Another military coup looms large over Pakistan, with the Nawaz Sharif government facing increasingly strong protests and discontentment, both politically created and because of the poor state of affairs in the nation.

Former cricketer and leader of the Pakistan Tehrik-e-Insaf party Imran Khan plans to hold a massive protest on 14 August, the Pakistani Independence Day, against Prime Minister Sharif and to push for a fresh election, and about one million people are expected to participate, according to Foreign Policy.

Khan had claimed that the Sharif government had conducted an electoral fraud in the 2013 general elections in which his party won a mere 35 seats in the parliament.

It is not just Khan who has called for a protest against Sharif. Pakistani Awami Tehreek leader Dr Tahirul Qadri has also called for a "revolution march" on the same day.

Qadri, in fact, has given an ominous call for revolution, saying, "We will not return from Islamabad without bringing about revolution and without changing the system. Kill anyone who returns [to Lahore] without completing the job", as quoted by The Express Tribune.

Reports suggest that the anger fuelled by the political leaders and the growing public discontentment could make enough room for the army to step in through a coup, which would make it the fourth coup in the country since its Independence in 1947.

"Everybody's talking about the military alternative," Muhammad Waseem, professor of political science at the Lahore University of Management Sciences, told Bloomberg.

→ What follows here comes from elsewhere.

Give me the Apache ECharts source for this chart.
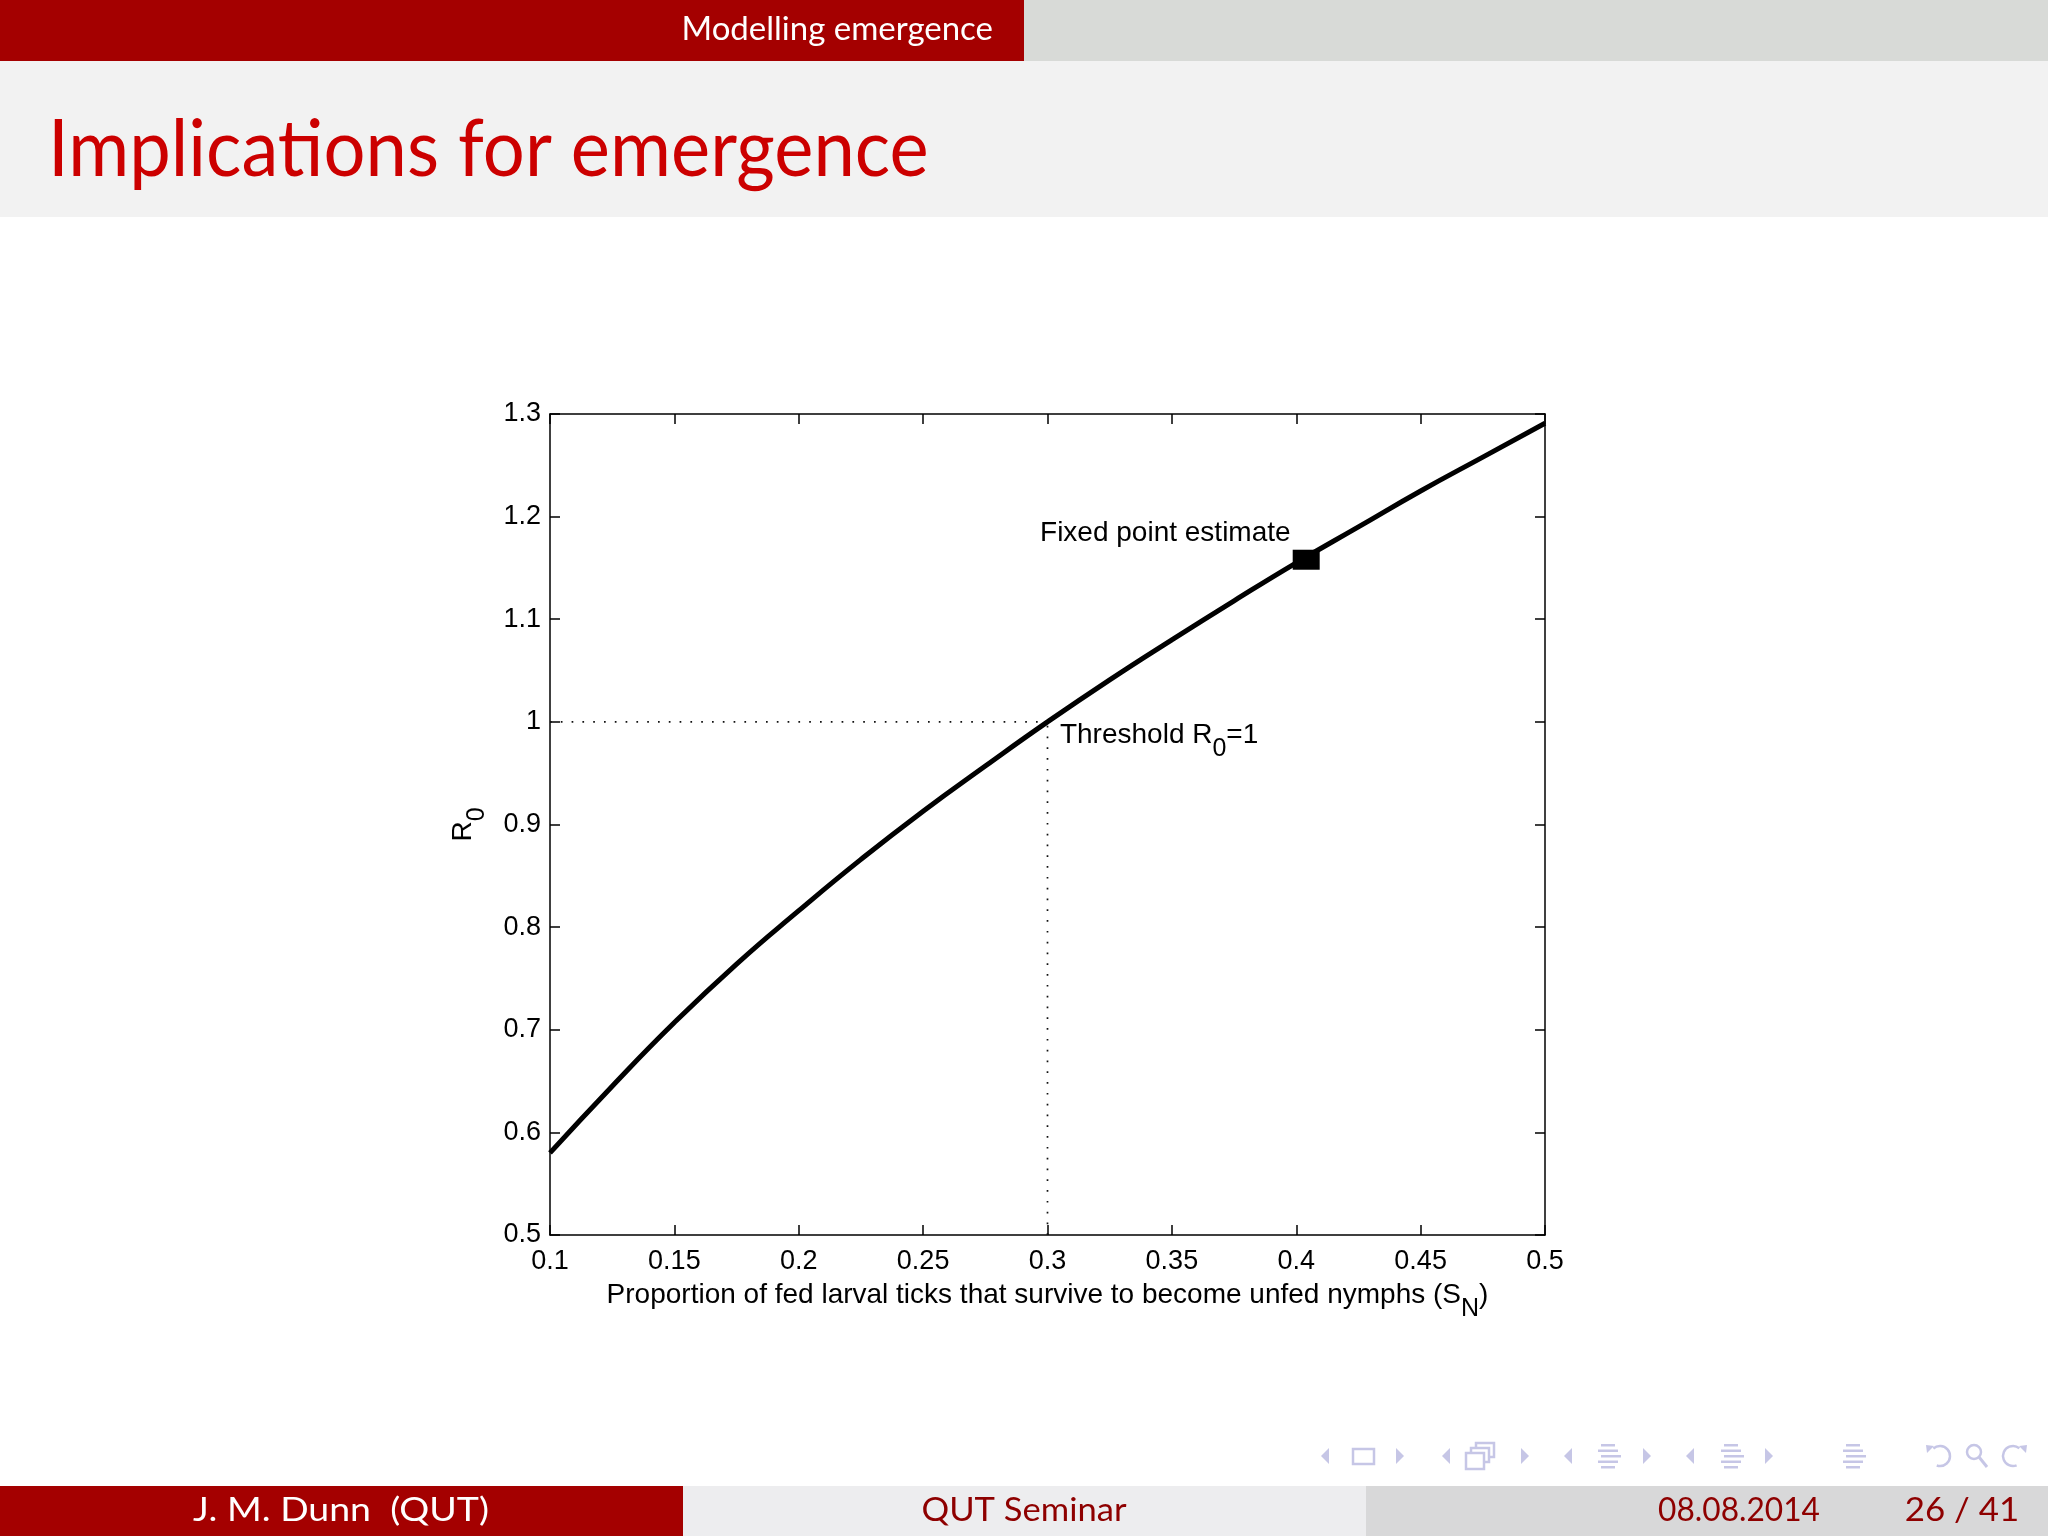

Khan, who is calling for the protest against Sharif, however, refuted that he was rooting for a military coup. "This (the protest) does not mean I am calling the army," Khan was quoted saying by Bloomberg. "Otherwise I would've said I don't recognize the elections from Day One. People are being scared that if you come out on the roads, the army will take over."

The general anger against Sharif is because of his failure to deliver on his electoral promises made last year, such as addressing the energy shortage that has gripped the nation. But the main protest against him is rooted in his record of crony and centralised governance.

What has added to speculations - of the military stepping in - is its tense relations with the current government. Sharif had been ousted in a coup by General Pervez Musharaf in 1999 and the two have shared hostile relations ever since.

Reports also suggest that the Pakistan Army does not approve of Sharif's approach to the Taliban issue in the country, with the latter attempting to reach out to the militants through talks.

The state of affairs in Pakistan are falling low enough for the Army to feel the need to step in, and a Pakistani analyst told the Eurasia Review that "Pakistan is passing through the worst time of instability in bloodshed and political dissent."